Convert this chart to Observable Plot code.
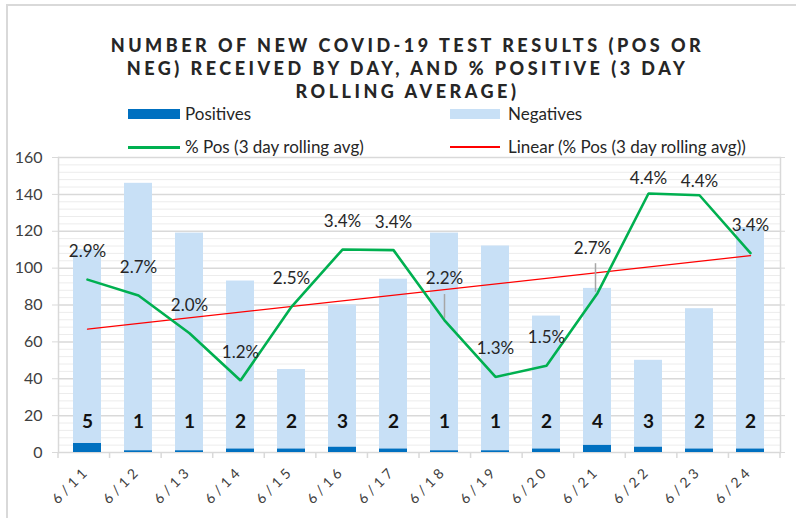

==

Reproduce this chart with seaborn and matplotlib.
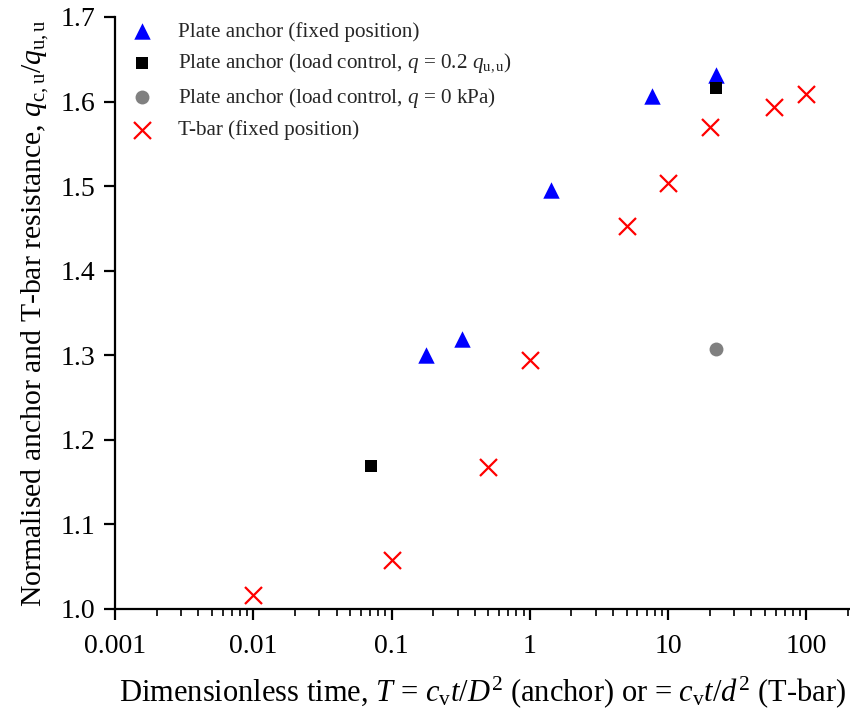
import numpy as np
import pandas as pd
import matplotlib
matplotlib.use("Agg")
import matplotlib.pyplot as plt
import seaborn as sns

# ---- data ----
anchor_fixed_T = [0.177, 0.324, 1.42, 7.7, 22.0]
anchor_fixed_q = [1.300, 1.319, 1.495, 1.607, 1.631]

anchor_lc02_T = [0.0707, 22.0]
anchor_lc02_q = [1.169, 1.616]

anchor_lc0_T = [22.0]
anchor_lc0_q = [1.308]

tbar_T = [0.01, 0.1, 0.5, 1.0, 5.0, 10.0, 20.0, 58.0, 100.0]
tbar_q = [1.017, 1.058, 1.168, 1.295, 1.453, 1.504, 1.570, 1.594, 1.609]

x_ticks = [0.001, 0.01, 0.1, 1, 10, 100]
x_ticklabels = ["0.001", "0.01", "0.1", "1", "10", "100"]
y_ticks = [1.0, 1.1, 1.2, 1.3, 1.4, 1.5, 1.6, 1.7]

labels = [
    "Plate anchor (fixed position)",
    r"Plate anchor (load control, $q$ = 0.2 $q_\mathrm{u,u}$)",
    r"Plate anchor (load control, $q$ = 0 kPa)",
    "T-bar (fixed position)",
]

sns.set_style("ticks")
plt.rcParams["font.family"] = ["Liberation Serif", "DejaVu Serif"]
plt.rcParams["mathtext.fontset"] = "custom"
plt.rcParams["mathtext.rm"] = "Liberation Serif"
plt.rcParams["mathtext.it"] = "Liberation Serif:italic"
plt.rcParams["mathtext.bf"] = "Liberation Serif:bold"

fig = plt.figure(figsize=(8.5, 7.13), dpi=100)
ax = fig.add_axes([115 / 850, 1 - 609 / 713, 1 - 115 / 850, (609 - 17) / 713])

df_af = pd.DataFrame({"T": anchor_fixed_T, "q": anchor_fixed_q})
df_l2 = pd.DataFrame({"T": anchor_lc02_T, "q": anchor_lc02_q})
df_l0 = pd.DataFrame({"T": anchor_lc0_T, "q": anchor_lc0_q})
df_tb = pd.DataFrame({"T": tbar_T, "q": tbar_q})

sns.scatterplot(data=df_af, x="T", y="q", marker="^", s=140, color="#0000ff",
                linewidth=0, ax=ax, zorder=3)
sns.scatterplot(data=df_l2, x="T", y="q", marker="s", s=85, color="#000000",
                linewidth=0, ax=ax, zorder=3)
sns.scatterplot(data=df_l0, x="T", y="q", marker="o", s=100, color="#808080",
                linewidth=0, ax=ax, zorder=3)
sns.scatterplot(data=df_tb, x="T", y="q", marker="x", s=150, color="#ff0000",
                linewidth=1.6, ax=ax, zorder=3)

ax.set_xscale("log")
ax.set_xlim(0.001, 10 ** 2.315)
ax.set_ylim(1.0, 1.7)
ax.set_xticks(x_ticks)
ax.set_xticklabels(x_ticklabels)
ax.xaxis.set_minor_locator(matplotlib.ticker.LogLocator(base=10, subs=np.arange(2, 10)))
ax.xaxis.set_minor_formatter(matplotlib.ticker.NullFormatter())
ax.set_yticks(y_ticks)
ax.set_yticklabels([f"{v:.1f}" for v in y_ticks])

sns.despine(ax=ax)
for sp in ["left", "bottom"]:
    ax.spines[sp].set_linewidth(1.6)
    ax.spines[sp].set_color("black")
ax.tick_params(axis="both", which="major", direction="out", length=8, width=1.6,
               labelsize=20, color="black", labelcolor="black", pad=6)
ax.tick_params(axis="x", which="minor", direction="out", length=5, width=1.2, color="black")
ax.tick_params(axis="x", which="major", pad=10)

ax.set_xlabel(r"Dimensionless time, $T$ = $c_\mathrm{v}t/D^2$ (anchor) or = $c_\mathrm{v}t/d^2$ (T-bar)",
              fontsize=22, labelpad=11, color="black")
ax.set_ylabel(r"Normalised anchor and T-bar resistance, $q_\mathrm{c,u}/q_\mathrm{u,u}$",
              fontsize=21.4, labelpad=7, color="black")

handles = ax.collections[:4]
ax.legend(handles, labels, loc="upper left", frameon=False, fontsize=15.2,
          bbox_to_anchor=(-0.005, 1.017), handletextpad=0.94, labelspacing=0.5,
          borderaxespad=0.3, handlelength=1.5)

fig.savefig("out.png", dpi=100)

### EXERCISE REQUIREMENTS:
Copy out exactly the material that runs from the line with "Reproduce this chart" to the line with "anchor_lc0_q = [1.308]", ends included, and leave the pictures behind.

### SOLUTION:
Reproduce this chart with seaborn and matplotlib.
import numpy as np
import pandas as pd
import matplotlib
matplotlib.use("Agg")
import matplotlib.pyplot as plt
import seaborn as sns

# ---- data ----
anchor_fixed_T = [0.177, 0.324, 1.42, 7.7, 22.0]
anchor_fixed_q = [1.300, 1.319, 1.495, 1.607, 1.631]

anchor_lc02_T = [0.0707, 22.0]
anchor_lc02_q = [1.169, 1.616]

anchor_lc0_T = [22.0]
anchor_lc0_q = [1.308]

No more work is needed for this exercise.